* start *

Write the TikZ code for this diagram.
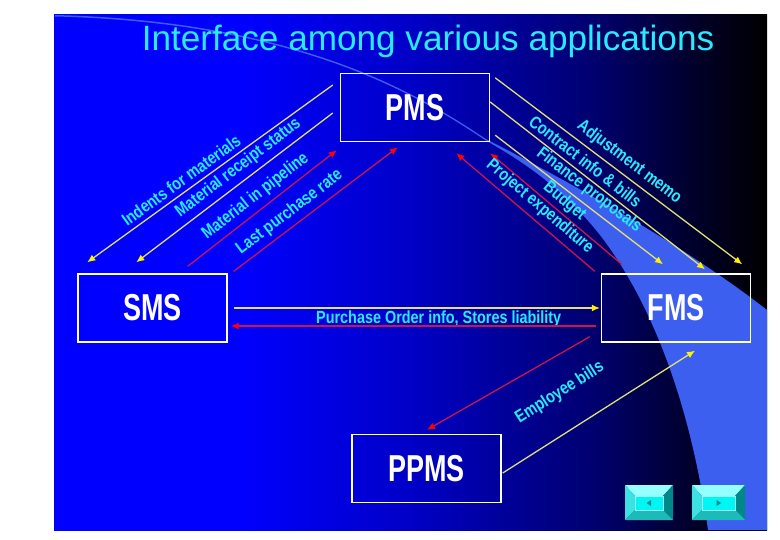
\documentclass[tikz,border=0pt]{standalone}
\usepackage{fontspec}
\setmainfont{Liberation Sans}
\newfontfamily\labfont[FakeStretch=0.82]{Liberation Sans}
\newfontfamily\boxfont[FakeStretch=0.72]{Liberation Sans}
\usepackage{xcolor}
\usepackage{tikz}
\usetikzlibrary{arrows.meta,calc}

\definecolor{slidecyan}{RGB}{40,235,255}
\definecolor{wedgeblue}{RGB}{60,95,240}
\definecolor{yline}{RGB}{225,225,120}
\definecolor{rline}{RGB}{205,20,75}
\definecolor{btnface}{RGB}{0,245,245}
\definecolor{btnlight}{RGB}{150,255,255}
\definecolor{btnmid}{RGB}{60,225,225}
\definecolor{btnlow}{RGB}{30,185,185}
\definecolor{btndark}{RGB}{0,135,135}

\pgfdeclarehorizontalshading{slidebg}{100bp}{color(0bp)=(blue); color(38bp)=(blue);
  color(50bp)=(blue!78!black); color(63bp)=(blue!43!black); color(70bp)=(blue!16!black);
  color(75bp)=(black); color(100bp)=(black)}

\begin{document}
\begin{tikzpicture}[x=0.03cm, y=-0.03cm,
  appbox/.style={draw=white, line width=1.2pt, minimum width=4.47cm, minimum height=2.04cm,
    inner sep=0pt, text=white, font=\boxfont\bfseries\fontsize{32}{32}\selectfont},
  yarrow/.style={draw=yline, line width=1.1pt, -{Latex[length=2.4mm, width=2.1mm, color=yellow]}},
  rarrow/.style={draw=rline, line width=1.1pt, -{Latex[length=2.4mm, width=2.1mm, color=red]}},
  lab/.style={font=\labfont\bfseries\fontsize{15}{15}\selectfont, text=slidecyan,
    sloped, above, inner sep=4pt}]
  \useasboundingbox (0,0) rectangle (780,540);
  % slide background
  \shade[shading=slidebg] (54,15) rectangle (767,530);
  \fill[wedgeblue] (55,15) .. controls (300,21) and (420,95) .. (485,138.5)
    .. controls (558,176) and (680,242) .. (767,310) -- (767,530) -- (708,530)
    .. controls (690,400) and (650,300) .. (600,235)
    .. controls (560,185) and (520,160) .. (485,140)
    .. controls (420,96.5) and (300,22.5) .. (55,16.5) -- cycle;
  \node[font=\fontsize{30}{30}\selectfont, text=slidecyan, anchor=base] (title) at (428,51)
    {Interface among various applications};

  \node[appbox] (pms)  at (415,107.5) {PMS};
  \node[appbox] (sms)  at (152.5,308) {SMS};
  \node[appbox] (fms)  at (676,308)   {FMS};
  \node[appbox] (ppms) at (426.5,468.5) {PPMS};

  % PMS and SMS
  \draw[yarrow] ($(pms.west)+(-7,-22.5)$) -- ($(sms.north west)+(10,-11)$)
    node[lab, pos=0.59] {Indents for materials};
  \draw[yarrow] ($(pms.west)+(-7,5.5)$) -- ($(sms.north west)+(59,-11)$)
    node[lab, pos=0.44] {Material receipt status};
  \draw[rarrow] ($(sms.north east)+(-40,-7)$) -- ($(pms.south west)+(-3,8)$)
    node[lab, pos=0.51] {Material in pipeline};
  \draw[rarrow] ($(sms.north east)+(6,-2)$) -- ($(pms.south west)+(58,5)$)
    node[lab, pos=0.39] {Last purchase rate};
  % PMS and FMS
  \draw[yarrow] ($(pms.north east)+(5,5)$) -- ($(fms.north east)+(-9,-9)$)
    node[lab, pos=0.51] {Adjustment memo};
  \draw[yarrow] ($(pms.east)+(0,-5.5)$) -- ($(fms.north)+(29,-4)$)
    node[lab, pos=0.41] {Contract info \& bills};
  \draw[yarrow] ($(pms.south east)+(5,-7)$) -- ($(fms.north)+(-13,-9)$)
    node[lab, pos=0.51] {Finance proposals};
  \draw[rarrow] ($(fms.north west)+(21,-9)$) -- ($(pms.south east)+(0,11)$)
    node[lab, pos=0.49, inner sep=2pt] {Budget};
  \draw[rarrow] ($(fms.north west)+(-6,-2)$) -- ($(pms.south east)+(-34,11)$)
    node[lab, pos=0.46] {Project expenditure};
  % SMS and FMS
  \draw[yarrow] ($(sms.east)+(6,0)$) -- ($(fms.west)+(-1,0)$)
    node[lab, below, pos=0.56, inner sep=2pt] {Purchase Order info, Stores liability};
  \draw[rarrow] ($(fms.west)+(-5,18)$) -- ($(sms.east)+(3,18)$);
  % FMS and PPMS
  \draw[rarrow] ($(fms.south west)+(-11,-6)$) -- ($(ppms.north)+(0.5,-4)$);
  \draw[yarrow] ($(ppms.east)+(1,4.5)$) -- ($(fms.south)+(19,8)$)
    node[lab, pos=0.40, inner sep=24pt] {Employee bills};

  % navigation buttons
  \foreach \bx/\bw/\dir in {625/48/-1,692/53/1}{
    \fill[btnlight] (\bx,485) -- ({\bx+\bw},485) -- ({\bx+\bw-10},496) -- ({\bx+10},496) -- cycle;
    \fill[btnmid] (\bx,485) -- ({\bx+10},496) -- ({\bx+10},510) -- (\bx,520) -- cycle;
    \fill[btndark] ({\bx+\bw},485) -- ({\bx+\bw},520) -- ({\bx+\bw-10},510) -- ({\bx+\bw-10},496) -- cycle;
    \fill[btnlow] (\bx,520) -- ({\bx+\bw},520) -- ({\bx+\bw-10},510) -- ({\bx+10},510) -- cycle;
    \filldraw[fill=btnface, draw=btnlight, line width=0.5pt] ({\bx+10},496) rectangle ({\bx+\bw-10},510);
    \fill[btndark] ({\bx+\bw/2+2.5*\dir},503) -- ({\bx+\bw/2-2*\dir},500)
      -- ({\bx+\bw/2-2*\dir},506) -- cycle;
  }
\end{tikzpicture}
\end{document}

* end *

Return each line from the material above exactly, but not the pictures.

Write the TikZ code for this diagram.
\documentclass[tikz,border=0pt]{standalone}
\usepackage{fontspec}
\setmainfont{Liberation Sans}
\newfontfamily\labfont[FakeStretch=0.82]{Liberation Sans}
\newfontfamily\boxfont[FakeStretch=0.72]{Liberation Sans}
\usepackage{xcolor}
\usepackage{tikz}
\usetikzlibrary{arrows.meta,calc}

\definecolor{slidecyan}{RGB}{40,235,255}
\definecolor{wedgeblue}{RGB}{60,95,240}
\definecolor{yline}{RGB}{225,225,120}
\definecolor{rline}{RGB}{205,20,75}
\definecolor{btnface}{RGB}{0,245,245}
\definecolor{btnlight}{RGB}{150,255,255}
\definecolor{btnmid}{RGB}{60,225,225}
\definecolor{btnlow}{RGB}{30,185,185}
\definecolor{btndark}{RGB}{0,135,135}

\pgfdeclarehorizontalshading{slidebg}{100bp}{color(0bp)=(blue); color(38bp)=(blue);
  color(50bp)=(blue!78!black); color(63bp)=(blue!43!black); color(70bp)=(blue!16!black);
  color(75bp)=(black); color(100bp)=(black)}

\begin{document}
\begin{tikzpicture}[x=0.03cm, y=-0.03cm,
  appbox/.style={draw=white, line width=1.2pt, minimum width=4.47cm, minimum height=2.04cm,
    inner sep=0pt, text=white, font=\boxfont\bfseries\fontsize{32}{32}\selectfont},
  yarrow/.style={draw=yline, line width=1.1pt, -{Latex[length=2.4mm, width=2.1mm, color=yellow]}},
  rarrow/.style={draw=rline, line width=1.1pt, -{Latex[length=2.4mm, width=2.1mm, color=red]}},
  lab/.style={font=\labfont\bfseries\fontsize{15}{15}\selectfont, text=slidecyan,
    sloped, above, inner sep=4pt}]
  \useasboundingbox (0,0) rectangle (780,540);
  % slide background
  \shade[shading=slidebg] (54,15) rectangle (767,530);
  \fill[wedgeblue] (55,15) .. controls (300,21) and (420,95) .. (485,138.5)
    .. controls (558,176) and (680,242) .. (767,310) -- (767,530) -- (708,530)
    .. controls (690,400) and (650,300) .. (600,235)
    .. controls (560,185) and (520,160) .. (485,140)
    .. controls (420,96.5) and (300,22.5) .. (55,16.5) -- cycle;
  \node[font=\fontsize{30}{30}\selectfont, text=slidecyan, anchor=base] (title) at (428,51)
    {Interface among various applications};

  \node[appbox] (pms)  at (415,107.5) {PMS};
  \node[appbox] (sms)  at (152.5,308) {SMS};
  \node[appbox] (fms)  at (676,308)   {FMS};
  \node[appbox] (ppms) at (426.5,468.5) {PPMS};

  % PMS and SMS
  \draw[yarrow] ($(pms.west)+(-7,-22.5)$) -- ($(sms.north west)+(10,-11)$)
    node[lab, pos=0.59] {Indents for materials};
  \draw[yarrow] ($(pms.west)+(-7,5.5)$) -- ($(sms.north west)+(59,-11)$)
    node[lab, pos=0.44] {Material receipt status};
  \draw[rarrow] ($(sms.north east)+(-40,-7)$) -- ($(pms.south west)+(-3,8)$)
    node[lab, pos=0.51] {Material in pipeline};
  \draw[rarrow] ($(sms.north east)+(6,-2)$) -- ($(pms.south west)+(58,5)$)
    node[lab, pos=0.39] {Last purchase rate};
  % PMS and FMS
  \draw[yarrow] ($(pms.north east)+(5,5)$) -- ($(fms.north east)+(-9,-9)$)
    node[lab, pos=0.51] {Adjustment memo};
  \draw[yarrow] ($(pms.east)+(0,-5.5)$) -- ($(fms.north)+(29,-4)$)
    node[lab, pos=0.41] {Contract info \& bills};
  \draw[yarrow] ($(pms.south east)+(5,-7)$) -- ($(fms.north)+(-13,-9)$)
    node[lab, pos=0.51] {Finance proposals};
  \draw[rarrow] ($(fms.north west)+(21,-9)$) -- ($(pms.south east)+(0,11)$)
    node[lab, pos=0.49, inner sep=2pt] {Budget};
  \draw[rarrow] ($(fms.north west)+(-6,-2)$) -- ($(pms.south east)+(-34,11)$)
    node[lab, pos=0.46] {Project expenditure};
  % SMS and FMS
  \draw[yarrow] ($(sms.east)+(6,0)$) -- ($(fms.west)+(-1,0)$)
    node[lab, below, pos=0.56, inner sep=2pt] {Purchase Order info, Stores liability};
  \draw[rarrow] ($(fms.west)+(-5,18)$) -- ($(sms.east)+(3,18)$);
  % FMS and PPMS
  \draw[rarrow] ($(fms.south west)+(-11,-6)$) -- ($(ppms.north)+(0.5,-4)$);
  \draw[yarrow] ($(ppms.east)+(1,4.5)$) -- ($(fms.south)+(19,8)$)
    node[lab, pos=0.40, inner sep=24pt] {Employee bills};

  % navigation buttons
  \foreach \bx/\bw/\dir in {625/48/-1,692/53/1}{
    \fill[btnlight] (\bx,485) -- ({\bx+\bw},485) -- ({\bx+\bw-10},496) -- ({\bx+10},496) -- cycle;
    \fill[btnmid] (\bx,485) -- ({\bx+10},496) -- ({\bx+10},510) -- (\bx,520) -- cycle;
    \fill[btndark] ({\bx+\bw},485) -- ({\bx+\bw},520) -- ({\bx+\bw-10},510) -- ({\bx+\bw-10},496) -- cycle;
    \fill[btnlow] (\bx,520) -- ({\bx+\bw},520) -- ({\bx+\bw-10},510) -- ({\bx+10},510) -- cycle;
    \filldraw[fill=btnface, draw=btnlight, line width=0.5pt] ({\bx+10},496) rectangle ({\bx+\bw-10},510);
    \fill[btndark] ({\bx+\bw/2+2.5*\dir},503) -- ({\bx+\bw/2-2*\dir},500)
      -- ({\bx+\bw/2-2*\dir},506) -- cycle;
  }
\end{tikzpicture}
\end{document}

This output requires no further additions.